Can you output the material exactly as written, minus any pictures it holds?
** start of DATA **
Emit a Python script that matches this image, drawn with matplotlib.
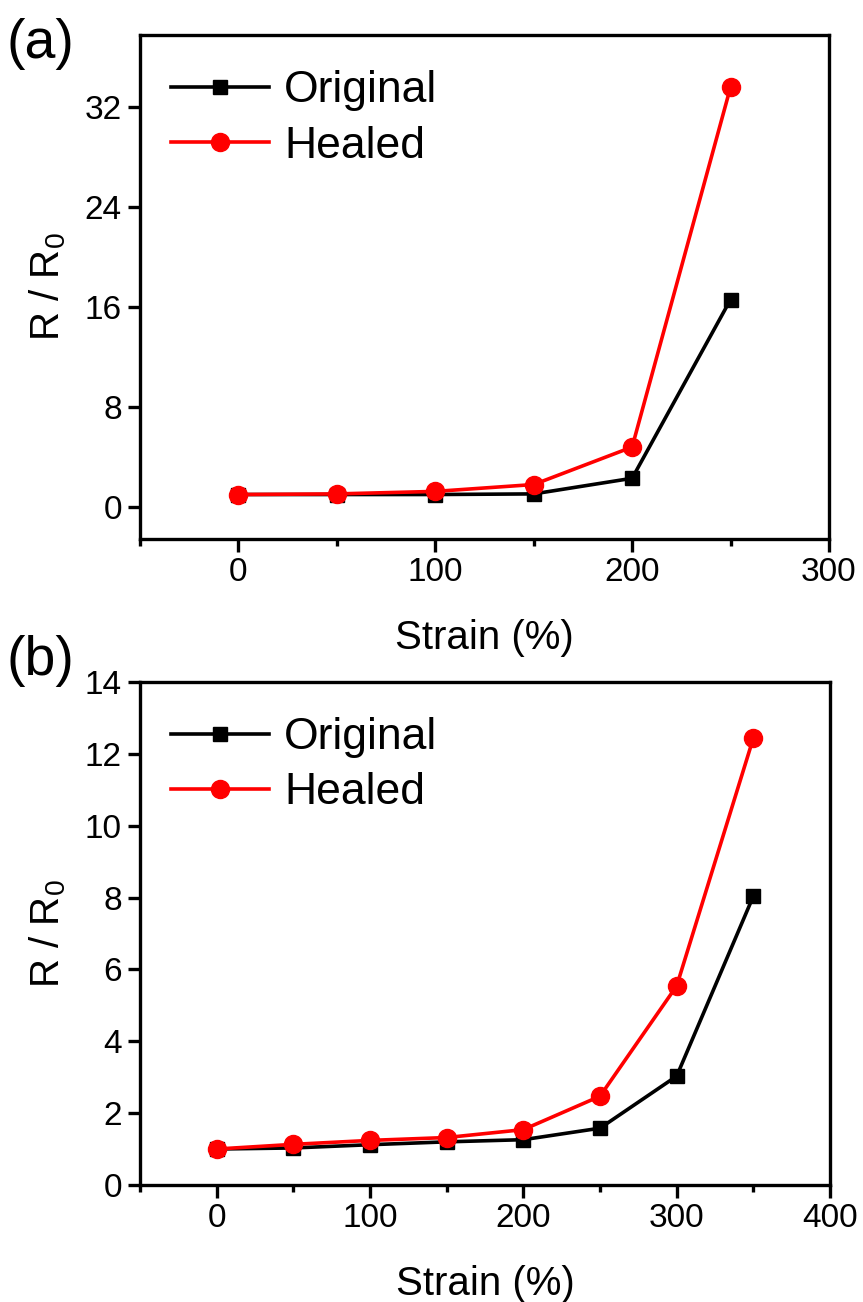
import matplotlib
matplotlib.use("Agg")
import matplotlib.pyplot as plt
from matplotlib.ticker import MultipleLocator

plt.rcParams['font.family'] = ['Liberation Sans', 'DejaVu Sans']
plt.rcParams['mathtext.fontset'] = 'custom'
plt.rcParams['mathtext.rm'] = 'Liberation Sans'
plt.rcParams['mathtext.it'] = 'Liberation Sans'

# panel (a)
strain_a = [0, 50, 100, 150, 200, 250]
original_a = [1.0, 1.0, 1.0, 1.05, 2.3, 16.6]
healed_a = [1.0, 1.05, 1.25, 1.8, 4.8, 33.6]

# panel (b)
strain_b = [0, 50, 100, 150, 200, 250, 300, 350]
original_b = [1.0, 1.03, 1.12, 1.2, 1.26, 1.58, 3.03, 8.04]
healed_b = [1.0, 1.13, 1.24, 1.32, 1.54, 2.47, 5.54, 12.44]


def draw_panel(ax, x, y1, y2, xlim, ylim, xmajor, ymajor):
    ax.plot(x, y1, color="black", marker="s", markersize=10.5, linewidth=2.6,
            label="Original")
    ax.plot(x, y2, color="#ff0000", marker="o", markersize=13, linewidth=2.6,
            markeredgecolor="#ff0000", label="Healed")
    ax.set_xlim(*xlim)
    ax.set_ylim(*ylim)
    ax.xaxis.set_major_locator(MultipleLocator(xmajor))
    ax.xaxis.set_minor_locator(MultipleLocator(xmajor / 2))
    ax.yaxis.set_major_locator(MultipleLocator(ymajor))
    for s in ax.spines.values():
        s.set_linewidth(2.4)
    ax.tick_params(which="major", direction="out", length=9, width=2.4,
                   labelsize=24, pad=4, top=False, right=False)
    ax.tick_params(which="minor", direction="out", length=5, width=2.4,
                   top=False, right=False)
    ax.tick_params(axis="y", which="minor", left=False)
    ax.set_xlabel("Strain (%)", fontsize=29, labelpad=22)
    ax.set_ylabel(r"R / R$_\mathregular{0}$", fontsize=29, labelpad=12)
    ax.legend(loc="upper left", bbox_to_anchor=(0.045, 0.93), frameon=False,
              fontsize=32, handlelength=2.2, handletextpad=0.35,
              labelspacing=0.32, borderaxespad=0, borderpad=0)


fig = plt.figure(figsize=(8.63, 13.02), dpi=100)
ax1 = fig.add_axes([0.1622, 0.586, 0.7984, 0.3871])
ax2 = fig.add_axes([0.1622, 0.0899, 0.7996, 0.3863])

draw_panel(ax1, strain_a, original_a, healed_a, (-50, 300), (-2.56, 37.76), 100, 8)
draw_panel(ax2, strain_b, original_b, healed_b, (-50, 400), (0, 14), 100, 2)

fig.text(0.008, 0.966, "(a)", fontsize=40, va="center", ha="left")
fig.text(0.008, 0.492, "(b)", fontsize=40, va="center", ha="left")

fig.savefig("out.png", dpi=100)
** end of DATA **
__ANSWER FOR THE TASK__
Emit a Python script that matches this image, drawn with matplotlib.
import matplotlib
matplotlib.use("Agg")
import matplotlib.pyplot as plt
from matplotlib.ticker import MultipleLocator

plt.rcParams['font.family'] = ['Liberation Sans', 'DejaVu Sans']
plt.rcParams['mathtext.fontset'] = 'custom'
plt.rcParams['mathtext.rm'] = 'Liberation Sans'
plt.rcParams['mathtext.it'] = 'Liberation Sans'

# panel (a)
strain_a = [0, 50, 100, 150, 200, 250]
original_a = [1.0, 1.0, 1.0, 1.05, 2.3, 16.6]
healed_a = [1.0, 1.05, 1.25, 1.8, 4.8, 33.6]

# panel (b)
strain_b = [0, 50, 100, 150, 200, 250, 300, 350]
original_b = [1.0, 1.03, 1.12, 1.2, 1.26, 1.58, 3.03, 8.04]
healed_b = [1.0, 1.13, 1.24, 1.32, 1.54, 2.47, 5.54, 12.44]


def draw_panel(ax, x, y1, y2, xlim, ylim, xmajor, ymajor):
    ax.plot(x, y1, color="black", marker="s", markersize=10.5, linewidth=2.6,
            label="Original")
    ax.plot(x, y2, color="#ff0000", marker="o", markersize=13, linewidth=2.6,
            markeredgecolor="#ff0000", label="Healed")
    ax.set_xlim(*xlim)
    ax.set_ylim(*ylim)
    ax.xaxis.set_major_locator(MultipleLocator(xmajor))
    ax.xaxis.set_minor_locator(MultipleLocator(xmajor / 2))
    ax.yaxis.set_major_locator(MultipleLocator(ymajor))
    for s in ax.spines.values():
        s.set_linewidth(2.4)
    ax.tick_params(which="major", direction="out", length=9, width=2.4,
                   labelsize=24, pad=4, top=False, right=False)
    ax.tick_params(which="minor", direction="out", length=5, width=2.4,
                   top=False, right=False)
    ax.tick_params(axis="y", which="minor", left=False)
    ax.set_xlabel("Strain (%)", fontsize=29, labelpad=22)
    ax.set_ylabel(r"R / R$_\mathregular{0}$", fontsize=29, labelpad=12)
    ax.legend(loc="upper left", bbox_to_anchor=(0.045, 0.93), frameon=False,
              fontsize=32, handlelength=2.2, handletextpad=0.35,
              labelspacing=0.32, borderaxespad=0, borderpad=0)


fig = plt.figure(figsize=(8.63, 13.02), dpi=100)
ax1 = fig.add_axes([0.1622, 0.586, 0.7984, 0.3871])
ax2 = fig.add_axes([0.1622, 0.0899, 0.7996, 0.3863])

draw_panel(ax1, strain_a, original_a, healed_a, (-50, 300), (-2.56, 37.76), 100, 8)
draw_panel(ax2, strain_b, original_b, healed_b, (-50, 400), (0, 14), 100, 2)

fig.text(0.008, 0.966, "(a)", fontsize=40, va="center", ha="left")
fig.text(0.008, 0.492, "(b)", fontsize=40, va="center", ha="left")

fig.savefig("out.png", dpi=100)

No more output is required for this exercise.